**Given information:**
■ ■ ■ ■ ■

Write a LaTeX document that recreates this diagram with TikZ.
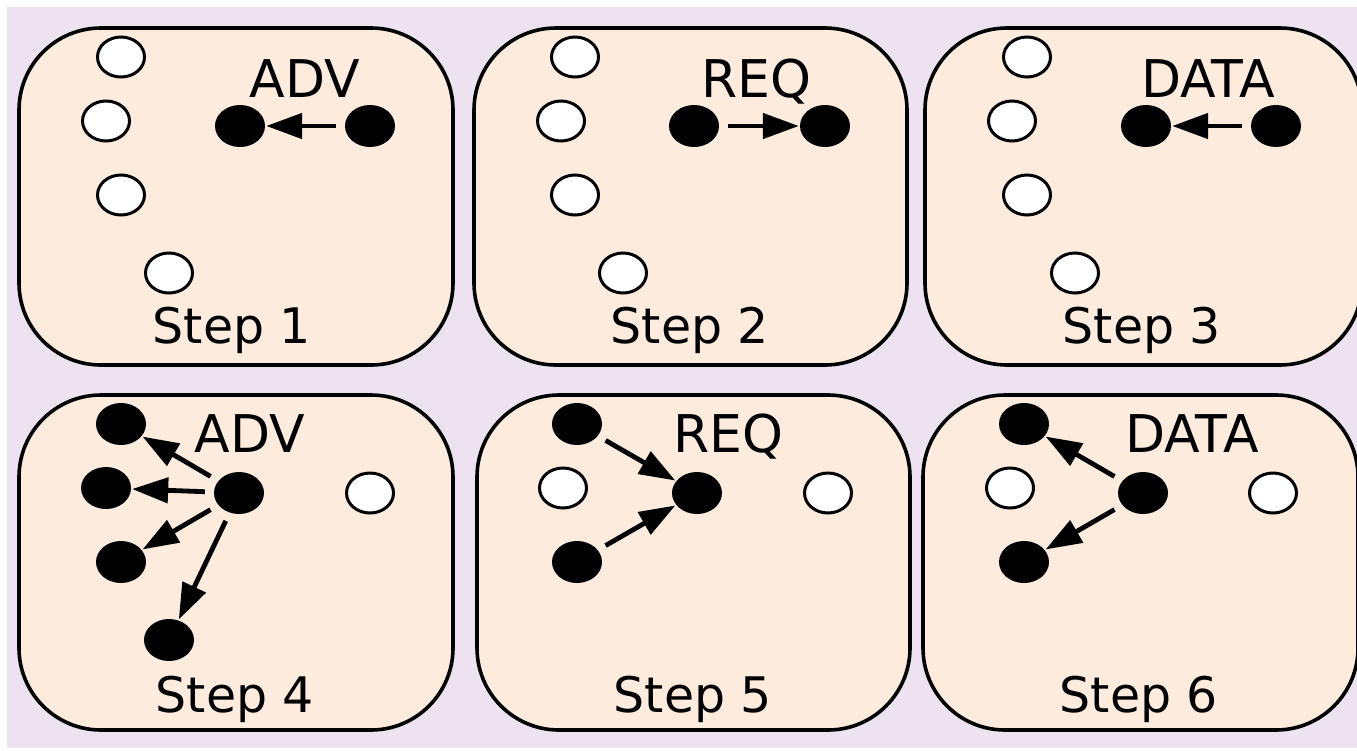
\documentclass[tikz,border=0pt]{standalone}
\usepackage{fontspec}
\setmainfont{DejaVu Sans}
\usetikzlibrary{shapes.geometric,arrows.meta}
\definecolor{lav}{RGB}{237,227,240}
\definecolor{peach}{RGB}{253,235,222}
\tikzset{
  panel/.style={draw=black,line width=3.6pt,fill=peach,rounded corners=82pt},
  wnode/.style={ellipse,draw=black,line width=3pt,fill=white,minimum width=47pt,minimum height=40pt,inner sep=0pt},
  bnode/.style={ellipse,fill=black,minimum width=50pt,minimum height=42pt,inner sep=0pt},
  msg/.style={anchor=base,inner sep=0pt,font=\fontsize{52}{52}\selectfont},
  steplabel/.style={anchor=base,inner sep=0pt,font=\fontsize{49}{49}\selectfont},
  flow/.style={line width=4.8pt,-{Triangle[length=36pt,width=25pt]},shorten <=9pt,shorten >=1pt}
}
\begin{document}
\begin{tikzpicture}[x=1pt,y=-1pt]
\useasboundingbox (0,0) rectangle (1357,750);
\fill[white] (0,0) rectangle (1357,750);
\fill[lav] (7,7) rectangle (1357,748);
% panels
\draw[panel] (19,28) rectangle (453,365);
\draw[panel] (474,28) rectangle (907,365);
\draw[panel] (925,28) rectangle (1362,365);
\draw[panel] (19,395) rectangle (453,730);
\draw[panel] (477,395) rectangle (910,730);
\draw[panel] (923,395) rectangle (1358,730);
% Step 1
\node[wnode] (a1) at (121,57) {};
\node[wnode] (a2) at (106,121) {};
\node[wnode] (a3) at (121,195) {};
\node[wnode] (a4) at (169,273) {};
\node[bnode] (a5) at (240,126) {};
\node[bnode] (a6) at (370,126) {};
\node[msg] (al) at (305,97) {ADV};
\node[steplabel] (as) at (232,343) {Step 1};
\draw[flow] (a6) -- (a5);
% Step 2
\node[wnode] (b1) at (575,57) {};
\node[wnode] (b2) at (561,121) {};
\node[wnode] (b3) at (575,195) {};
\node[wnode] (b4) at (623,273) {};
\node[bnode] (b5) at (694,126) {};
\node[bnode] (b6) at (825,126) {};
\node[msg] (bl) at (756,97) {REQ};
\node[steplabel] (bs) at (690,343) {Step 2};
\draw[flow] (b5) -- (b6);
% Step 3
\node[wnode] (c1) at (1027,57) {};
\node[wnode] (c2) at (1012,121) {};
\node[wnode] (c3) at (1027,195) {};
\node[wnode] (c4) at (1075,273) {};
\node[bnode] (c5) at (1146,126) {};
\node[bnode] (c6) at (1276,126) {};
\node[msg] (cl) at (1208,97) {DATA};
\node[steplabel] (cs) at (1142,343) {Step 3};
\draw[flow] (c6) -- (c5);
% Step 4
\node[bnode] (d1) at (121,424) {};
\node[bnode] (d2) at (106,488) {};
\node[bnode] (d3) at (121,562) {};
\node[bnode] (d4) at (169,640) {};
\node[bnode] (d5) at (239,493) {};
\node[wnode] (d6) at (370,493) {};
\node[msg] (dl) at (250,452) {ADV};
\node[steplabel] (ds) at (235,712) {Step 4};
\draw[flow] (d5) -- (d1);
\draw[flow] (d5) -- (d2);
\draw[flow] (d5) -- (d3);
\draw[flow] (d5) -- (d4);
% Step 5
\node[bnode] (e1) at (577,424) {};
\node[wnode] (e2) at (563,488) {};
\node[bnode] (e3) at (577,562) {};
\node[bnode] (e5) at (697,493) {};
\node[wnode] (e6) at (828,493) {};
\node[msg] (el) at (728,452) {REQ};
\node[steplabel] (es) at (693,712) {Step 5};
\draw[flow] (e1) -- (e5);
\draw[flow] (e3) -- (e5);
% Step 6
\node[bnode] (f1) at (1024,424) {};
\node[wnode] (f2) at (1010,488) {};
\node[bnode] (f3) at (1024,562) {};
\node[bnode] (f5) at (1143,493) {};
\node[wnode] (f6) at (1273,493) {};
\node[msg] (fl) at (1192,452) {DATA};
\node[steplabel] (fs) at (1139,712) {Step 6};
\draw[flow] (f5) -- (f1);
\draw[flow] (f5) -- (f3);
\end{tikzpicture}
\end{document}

■ ■ ■ ■ ■

**Given problem:**
Print the listing above in full, exactly as written. Omit any pictures.

**Task response:**
Write a LaTeX document that recreates this diagram with TikZ.
\documentclass[tikz,border=0pt]{standalone}
\usepackage{fontspec}
\setmainfont{DejaVu Sans}
\usetikzlibrary{shapes.geometric,arrows.meta}
\definecolor{lav}{RGB}{237,227,240}
\definecolor{peach}{RGB}{253,235,222}
\tikzset{
  panel/.style={draw=black,line width=3.6pt,fill=peach,rounded corners=82pt},
  wnode/.style={ellipse,draw=black,line width=3pt,fill=white,minimum width=47pt,minimum height=40pt,inner sep=0pt},
  bnode/.style={ellipse,fill=black,minimum width=50pt,minimum height=42pt,inner sep=0pt},
  msg/.style={anchor=base,inner sep=0pt,font=\fontsize{52}{52}\selectfont},
  steplabel/.style={anchor=base,inner sep=0pt,font=\fontsize{49}{49}\selectfont},
  flow/.style={line width=4.8pt,-{Triangle[length=36pt,width=25pt]},shorten <=9pt,shorten >=1pt}
}
\begin{document}
\begin{tikzpicture}[x=1pt,y=-1pt]
\useasboundingbox (0,0) rectangle (1357,750);
\fill[white] (0,0) rectangle (1357,750);
\fill[lav] (7,7) rectangle (1357,748);
% panels
\draw[panel] (19,28) rectangle (453,365);
\draw[panel] (474,28) rectangle (907,365);
\draw[panel] (925,28) rectangle (1362,365);
\draw[panel] (19,395) rectangle (453,730);
\draw[panel] (477,395) rectangle (910,730);
\draw[panel] (923,395) rectangle (1358,730);
% Step 1
\node[wnode] (a1) at (121,57) {};
\node[wnode] (a2) at (106,121) {};
\node[wnode] (a3) at (121,195) {};
\node[wnode] (a4) at (169,273) {};
\node[bnode] (a5) at (240,126) {};
\node[bnode] (a6) at (370,126) {};
\node[msg] (al) at (305,97) {ADV};
\node[steplabel] (as) at (232,343) {Step 1};
\draw[flow] (a6) -- (a5);
% Step 2
\node[wnode] (b1) at (575,57) {};
\node[wnode] (b2) at (561,121) {};
\node[wnode] (b3) at (575,195) {};
\node[wnode] (b4) at (623,273) {};
\node[bnode] (b5) at (694,126) {};
\node[bnode] (b6) at (825,126) {};
\node[msg] (bl) at (756,97) {REQ};
\node[steplabel] (bs) at (690,343) {Step 2};
\draw[flow] (b5) -- (b6);
% Step 3
\node[wnode] (c1) at (1027,57) {};
\node[wnode] (c2) at (1012,121) {};
\node[wnode] (c3) at (1027,195) {};
\node[wnode] (c4) at (1075,273) {};
\node[bnode] (c5) at (1146,126) {};
\node[bnode] (c6) at (1276,126) {};
\node[msg] (cl) at (1208,97) {DATA};
\node[steplabel] (cs) at (1142,343) {Step 3};
\draw[flow] (c6) -- (c5);
% Step 4
\node[bnode] (d1) at (121,424) {};
\node[bnode] (d2) at (106,488) {};
\node[bnode] (d3) at (121,562) {};
\node[bnode] (d4) at (169,640) {};
\node[bnode] (d5) at (239,493) {};
\node[wnode] (d6) at (370,493) {};
\node[msg] (dl) at (250,452) {ADV};
\node[steplabel] (ds) at (235,712) {Step 4};
\draw[flow] (d5) -- (d1);
\draw[flow] (d5) -- (d2);
\draw[flow] (d5) -- (d3);
\draw[flow] (d5) -- (d4);
% Step 5
\node[bnode] (e1) at (577,424) {};
\node[wnode] (e2) at (563,488) {};
\node[bnode] (e3) at (577,562) {};
\node[bnode] (e5) at (697,493) {};
\node[wnode] (e6) at (828,493) {};
\node[msg] (el) at (728,452) {REQ};
\node[steplabel] (es) at (693,712) {Step 5};
\draw[flow] (e1) -- (e5);
\draw[flow] (e3) -- (e5);
% Step 6
\node[bnode] (f1) at (1024,424) {};
\node[wnode] (f2) at (1010,488) {};
\node[bnode] (f3) at (1024,562) {};
\node[bnode] (f5) at (1143,493) {};
\node[wnode] (f6) at (1273,493) {};
\node[msg] (fl) at (1192,452) {DATA};
\node[steplabel] (fs) at (1139,712) {Step 6};
\draw[flow] (f5) -- (f1);
\draw[flow] (f5) -- (f3);
\end{tikzpicture}
\end{document}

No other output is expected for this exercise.